Task statement | Print only the lines from the top of the data through the line with "import plotly.graph_objects as go", both included, skipping every picture.

Information provided |
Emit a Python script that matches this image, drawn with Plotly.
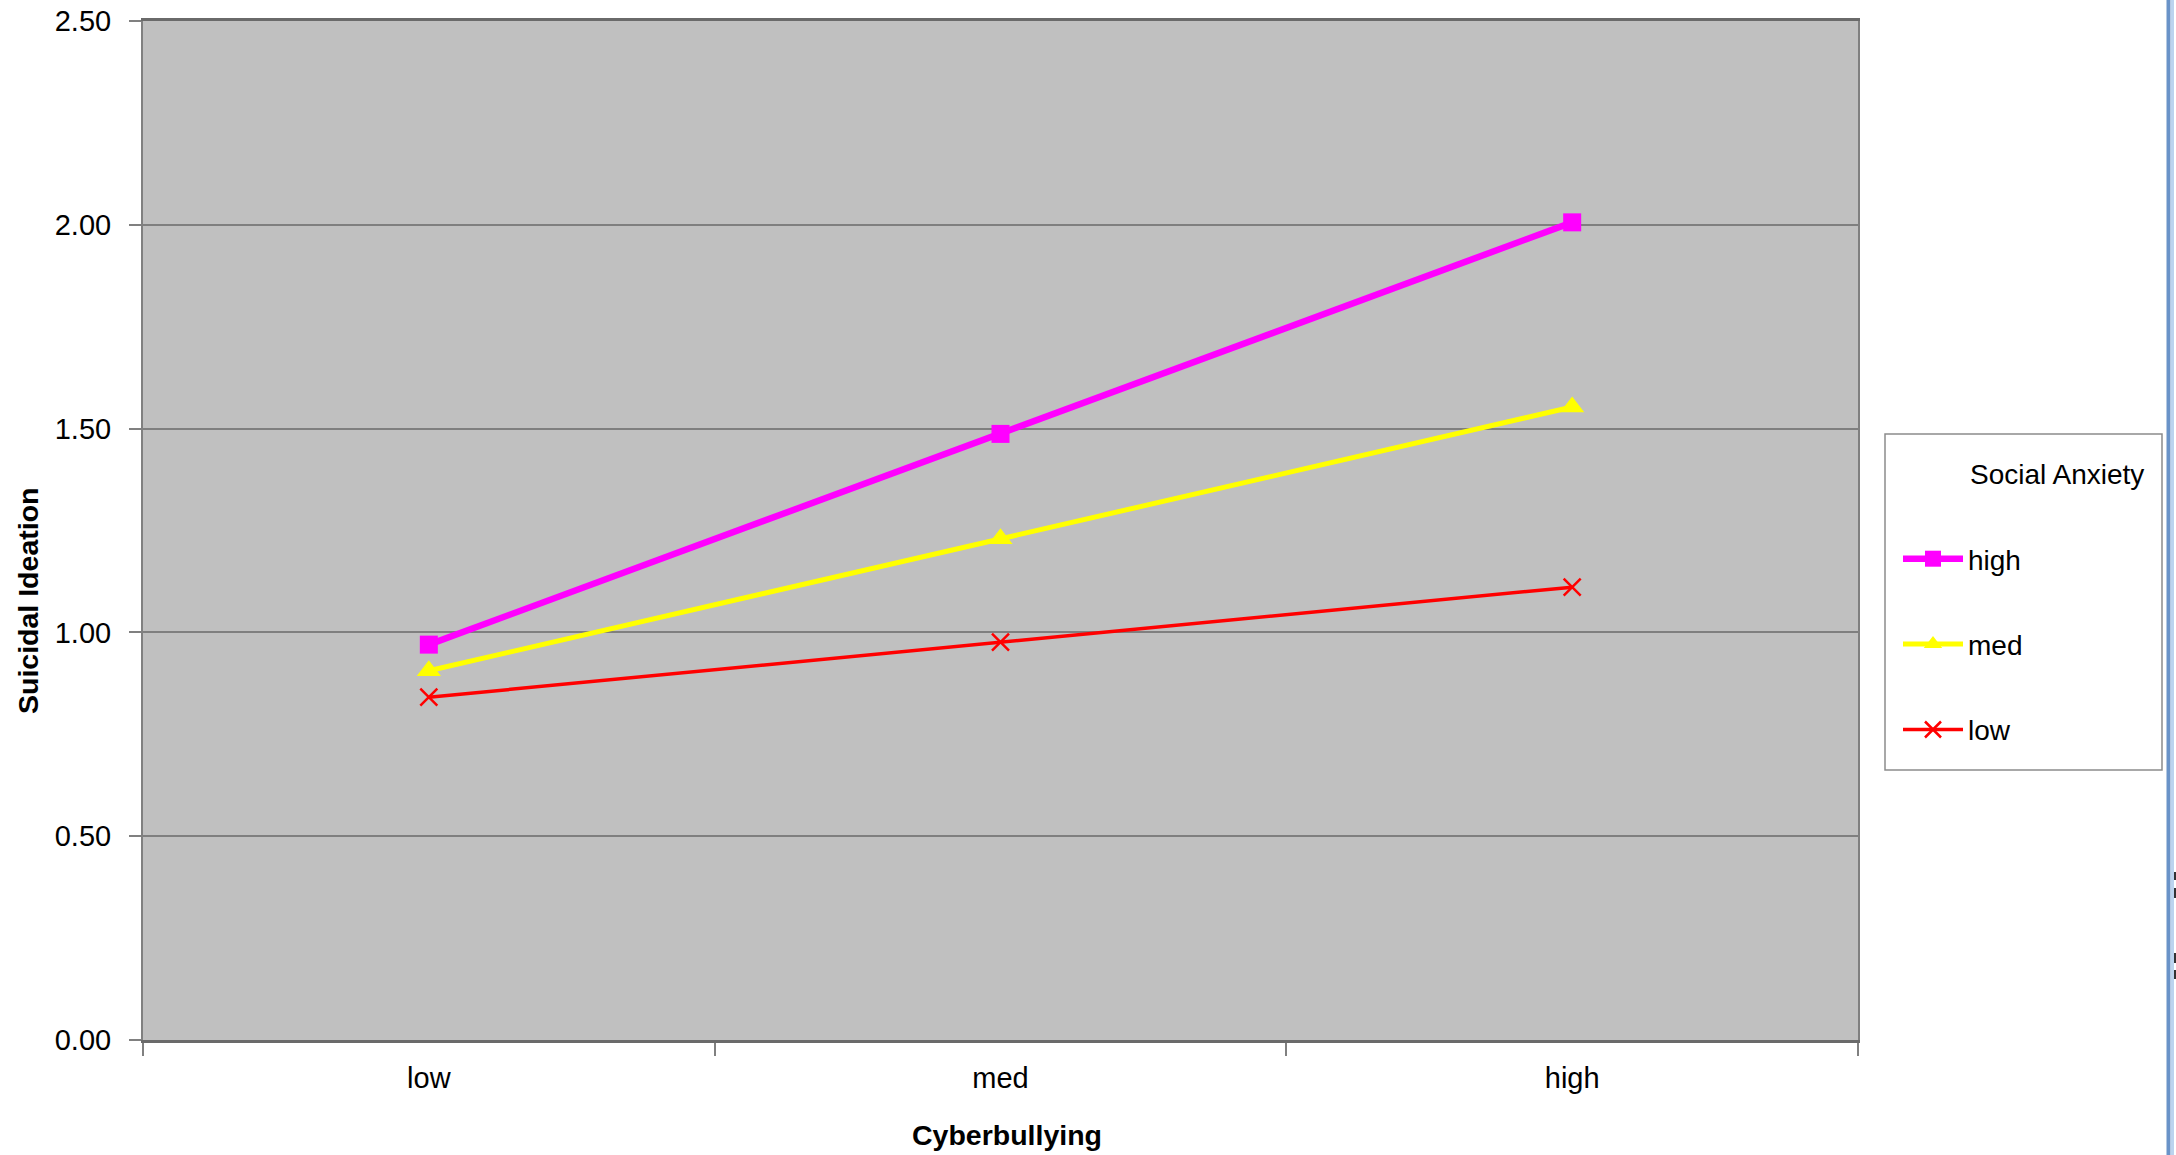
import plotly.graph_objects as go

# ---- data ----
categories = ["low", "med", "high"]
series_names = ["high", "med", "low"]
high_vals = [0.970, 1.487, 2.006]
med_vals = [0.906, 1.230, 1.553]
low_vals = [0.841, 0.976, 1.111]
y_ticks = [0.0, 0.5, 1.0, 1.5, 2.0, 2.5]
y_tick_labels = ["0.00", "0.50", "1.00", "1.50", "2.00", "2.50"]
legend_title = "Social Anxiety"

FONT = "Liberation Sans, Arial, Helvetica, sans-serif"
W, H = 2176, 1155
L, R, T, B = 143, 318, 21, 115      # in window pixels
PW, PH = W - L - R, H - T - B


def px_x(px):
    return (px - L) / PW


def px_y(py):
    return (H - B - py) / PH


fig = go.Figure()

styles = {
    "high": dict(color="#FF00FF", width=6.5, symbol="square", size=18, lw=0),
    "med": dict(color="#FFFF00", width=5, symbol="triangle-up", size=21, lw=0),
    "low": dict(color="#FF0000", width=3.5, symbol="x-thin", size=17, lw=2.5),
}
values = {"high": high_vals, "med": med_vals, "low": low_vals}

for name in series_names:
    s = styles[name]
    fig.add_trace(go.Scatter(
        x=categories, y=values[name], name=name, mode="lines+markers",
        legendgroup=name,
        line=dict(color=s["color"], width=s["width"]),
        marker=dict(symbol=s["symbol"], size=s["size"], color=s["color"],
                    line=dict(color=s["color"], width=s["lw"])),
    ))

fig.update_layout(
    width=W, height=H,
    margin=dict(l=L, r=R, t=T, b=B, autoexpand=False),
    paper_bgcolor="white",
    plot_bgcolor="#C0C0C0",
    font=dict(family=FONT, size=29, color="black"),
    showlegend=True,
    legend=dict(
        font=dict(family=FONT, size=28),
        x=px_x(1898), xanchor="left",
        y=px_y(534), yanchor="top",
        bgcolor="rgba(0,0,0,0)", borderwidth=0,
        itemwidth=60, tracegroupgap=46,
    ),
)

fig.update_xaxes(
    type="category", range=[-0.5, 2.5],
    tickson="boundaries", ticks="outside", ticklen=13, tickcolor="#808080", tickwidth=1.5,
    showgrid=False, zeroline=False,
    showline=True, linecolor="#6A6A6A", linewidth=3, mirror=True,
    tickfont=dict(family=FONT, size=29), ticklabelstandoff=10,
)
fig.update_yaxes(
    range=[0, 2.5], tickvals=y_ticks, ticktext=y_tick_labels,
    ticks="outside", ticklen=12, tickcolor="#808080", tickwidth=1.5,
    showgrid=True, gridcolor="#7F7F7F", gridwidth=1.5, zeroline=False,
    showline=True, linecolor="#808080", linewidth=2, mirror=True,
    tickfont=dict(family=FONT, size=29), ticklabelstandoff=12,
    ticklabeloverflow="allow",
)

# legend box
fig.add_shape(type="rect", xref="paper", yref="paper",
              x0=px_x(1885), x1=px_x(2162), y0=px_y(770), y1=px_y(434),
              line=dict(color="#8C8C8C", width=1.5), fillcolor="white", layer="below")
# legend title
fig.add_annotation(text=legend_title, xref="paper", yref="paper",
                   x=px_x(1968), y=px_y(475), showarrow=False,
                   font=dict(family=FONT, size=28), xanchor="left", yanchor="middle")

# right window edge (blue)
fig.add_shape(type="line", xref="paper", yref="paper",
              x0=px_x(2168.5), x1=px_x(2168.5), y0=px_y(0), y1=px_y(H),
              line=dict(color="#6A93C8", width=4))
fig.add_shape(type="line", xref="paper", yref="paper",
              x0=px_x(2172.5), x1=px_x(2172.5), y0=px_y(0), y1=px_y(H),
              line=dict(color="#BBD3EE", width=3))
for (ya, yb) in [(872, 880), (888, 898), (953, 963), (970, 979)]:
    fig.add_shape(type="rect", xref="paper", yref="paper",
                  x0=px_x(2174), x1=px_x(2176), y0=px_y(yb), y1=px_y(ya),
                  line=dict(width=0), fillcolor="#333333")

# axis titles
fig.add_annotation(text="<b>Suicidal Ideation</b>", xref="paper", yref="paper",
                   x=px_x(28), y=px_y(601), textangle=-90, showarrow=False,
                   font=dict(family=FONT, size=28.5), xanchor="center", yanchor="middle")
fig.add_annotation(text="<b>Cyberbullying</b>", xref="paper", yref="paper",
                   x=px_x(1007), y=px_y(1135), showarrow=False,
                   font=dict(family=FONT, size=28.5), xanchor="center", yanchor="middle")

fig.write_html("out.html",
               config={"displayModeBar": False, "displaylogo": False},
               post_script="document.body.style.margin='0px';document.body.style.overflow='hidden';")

Solution for this problem |
Emit a Python script that matches this image, drawn with Plotly.
import plotly.graph_objects as go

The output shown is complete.